**Available data:**
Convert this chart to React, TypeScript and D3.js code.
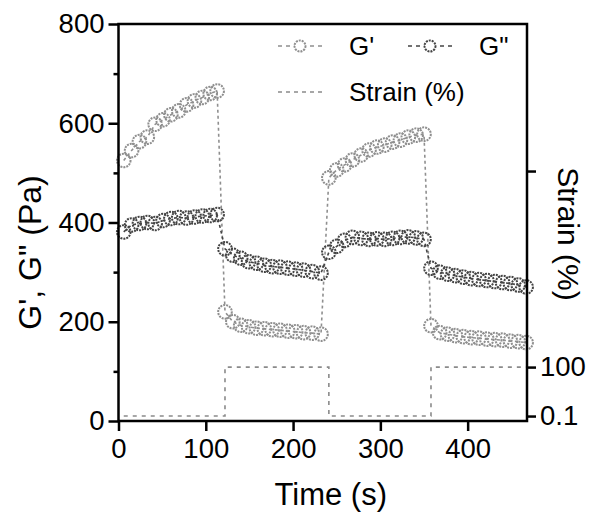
import React, { useEffect, useRef } from 'react';
import * as d3 from 'd3';

// time (s) of each measured point, four strain steps of 13 points
const times = [
  6, 15, 24, 33, 42, 51, 60, 69, 78, 87, 96, 105, 113,
  122, 131, 140, 149, 158, 167, 176, 185, 194, 203, 212, 222, 232,
  241, 250, 259, 268, 278, 287, 296, 305, 314, 323, 332, 341, 350,
  358, 368, 377, 386, 395, 404, 413, 422, 431, 440, 449, 458, 467,
];

const gPrime = [
  525, 545, 563, 572, 598, 607, 617, 625, 637, 645, 652, 660, 665,
  220, 200, 193, 190, 187, 186, 184, 183, 181, 180, 178, 177, 175,
  490, 506, 516, 526, 536, 546, 552, 556, 562, 566, 572, 576, 578,
  192, 178, 175, 172, 170, 168, 167, 165, 164, 163, 161, 160, 158,
];

const gDouble = [
  381, 395, 398, 400, 398, 404, 408, 410, 409, 411, 413, 414, 416,
  347, 334, 328, 321, 318, 314, 311, 310, 308, 306, 304, 301, 298,
  340, 352, 364, 370, 368, 366, 367, 366, 368, 370, 371, 369, 366,
  308, 300, 296, 293, 290, 287, 285, 283, 281, 279, 277, 274, 270,
];

const strain = [
  0.1, 0.1, 0.1, 0.1, 0.1, 0.1, 0.1, 0.1, 0.1, 0.1, 0.1, 0.1, 0.1,
  100, 100, 100, 100, 100, 100, 100, 100, 100, 100, 100, 100, 100,
  0.1, 0.1, 0.1, 0.1, 0.1, 0.1, 0.1, 0.1, 0.1, 0.1, 0.1, 0.1, 0.1,
  100, 100, 100, 100, 100, 100, 100, 100, 100, 100, 100, 100, 100,
];

const xTicks = [0, 100, 200, 300, 400];
const yTicks = [0, 200, 400, 600, 800];
const yMinorTicks = [100, 300, 500, 700];
const strainTicks = [0.1, 100, 500];

const FONT = '"Liberation Sans", Arial, Helvetica, sans-serif';
const C_GP = '#8f8f8f';
const C_GPP = '#444444';
const C_STRAIN = '#8a8a8a';

const App = () => {
  const svgRef = useRef<SVGSVGElement>(null);

  useEffect(() => {
    const W = 595;
    const H = 517;
    const left = 118.5;
    const right = 527;
    const top = 24;
    const bottom = 421;

    const svg = d3.select(svgRef.current).attr('width', W).attr('height', H);
    svg.selectAll('*').remove();

    const x = d3.scaleLinear().domain([0, 468]).range([left, right]);
    const y = d3.scaleLinear().domain([0, 800]).range([bottom, top]);
    const yS = d3.scaleLinear().domain([-10, 800]).range([bottom, top]);

    const idx = d3.range(times.length);

    // strain line
    const strainLine = d3.line<number>()
      .x(i => x(times[i]))
      .y(i => yS(strain[i]))
      .curve(d3.curveStepAfter);
    svg.append('path')
      .attr('d', strainLine(idx))
      .attr('fill', 'none')
      .attr('stroke', C_STRAIN)
      .attr('stroke-width', 1.6)
      .attr('stroke-dasharray', '4,5');

    const drawSeries = (vals: number[], color: string) => {
      const line = d3.line<number>().x(i => x(times[i])).y(i => y(vals[i]));
      svg.append('path')
        .attr('d', line(idx))
        .attr('fill', 'none')
        .attr('stroke', color)
        .attr('stroke-width', 1.6)
        .attr('stroke-dasharray', '3,3');
      svg.append('g').selectAll('circle')
        .data(idx)
        .enter()
        .append('circle')
        .attr('cx', i => x(times[i]))
        .attr('cy', i => y(vals[i]))
        .attr('r', 6.8)
        .attr('fill', 'none')
        .attr('stroke', color)
        .attr('stroke-width', 2)
        .attr('stroke-dasharray', '2,1');
    };
    drawSeries(gPrime, C_GP);
    drawSeries(gDouble, C_GPP);

    // frame
    svg.append('rect')
      .attr('x', left).attr('y', top)
      .attr('width', right - left).attr('height', bottom - top)
      .attr('fill', 'none').attr('stroke', '#000').attr('stroke-width', 2.5);

    const styleAxis = (g: any, size: number) => {
      g.select('.domain').remove();
      g.selectAll('line').attr('stroke', '#000').attr('stroke-width', 2.5);
      g.selectAll('text').attr('font-family', FONT).attr('font-size', size).attr('fill', '#000');
    };

    svg.append('g')
      .attr('transform', `translate(0,${bottom})`)
      .call(d3.axisBottom(x).tickValues(xTicks).tickSize(10).tickPadding(7).tickFormat(d => `${d}`))
      .call(g => styleAxis(g, 27.5));

    svg.append('g')
      .attr('transform', `translate(${left},0)`)
      .call(d3.axisLeft(y).tickValues(yTicks).tickSize(10).tickPadding(4).tickFormat(d => `${d}`))
      .call(g => styleAxis(g, 27.5));

    svg.append('g')
      .attr('transform', `translate(${left},0)`)
      .call(d3.axisLeft(y).tickValues(yMinorTicks).tickSize(5).tickFormat(() => ''))
      .call(g => styleAxis(g, 27.5));

    svg.append('g')
      .attr('transform', `translate(${right},0)`)
      .call(d3.axisRight(yS).tickValues(strainTicks).tickSize(9).tickPadding(4)
        .tickFormat(d => (d === 500 ? '' : `${d}`)))
      .call(g => styleAxis(g, 27.5));

    // axis titles
    svg.append('text')
      .attr('x', (left + right) / 2 + 8).attr('y', 505)
      .attr('text-anchor', 'middle')
      .attr('font-family', FONT).attr('font-size', 31)
      .text('Time (s)');

    svg.append('text')
      .attr('transform', `translate(41,${(top + bottom) / 2 + 30}) rotate(-90)`)
      .attr('text-anchor', 'middle')
      .attr('font-family', FONT).attr('font-size', 32)
      .text('G\', G" (Pa)');

    svg.append('text')
      .attr('transform', `translate(558,234) rotate(90)`)
      .attr('text-anchor', 'middle')
      .attr('font-family', FONT).attr('font-size', 30)
      .text('Strain (%)');

    // legend
    const legend = svg.append('g').attr('font-family', FONT);
    const legendItem = (lx: number, ly: number, color: string, label: string, marker: boolean) => {
      legend.append('line')
        .attr('x1', lx).attr('x2', lx + 45).attr('y1', ly).attr('y2', ly)
        .attr('stroke', color).attr('stroke-width', 1.6).attr('stroke-dasharray', '4,4');
      if (marker) {
        legend.append('circle')
          .attr('cx', lx + 22).attr('cy', ly).attr('r', 5.5)
          .attr('fill', '#fff').attr('stroke', color)
          .attr('stroke-width', 2).attr('stroke-dasharray', '2,1');
      }
      legend.append('text')
        .attr('x', lx + 71).attr('y', ly + 9)
        .attr('font-size', 26)
        .text(label);
    };
    legendItem(278, 46, C_GP, "G'", true);
    legendItem(408, 46, C_GPP, 'G"', true);
    legendItem(278, 92, C_STRAIN, 'Strain (%)', false);
  }, []);

  return <svg ref={svgRef} style={{ position: 'absolute', left: 0, top: 0 }}></svg>;
};

export default App;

**To be done:** Repeat only what lies between the start of the data and the end of the line containing "import * as d3 from 'd3';", exactly, with pictures left out.

**Task result:**
Convert this chart to React, TypeScript and D3.js code.
import React, { useEffect, useRef } from 'react';
import * as d3 from 'd3';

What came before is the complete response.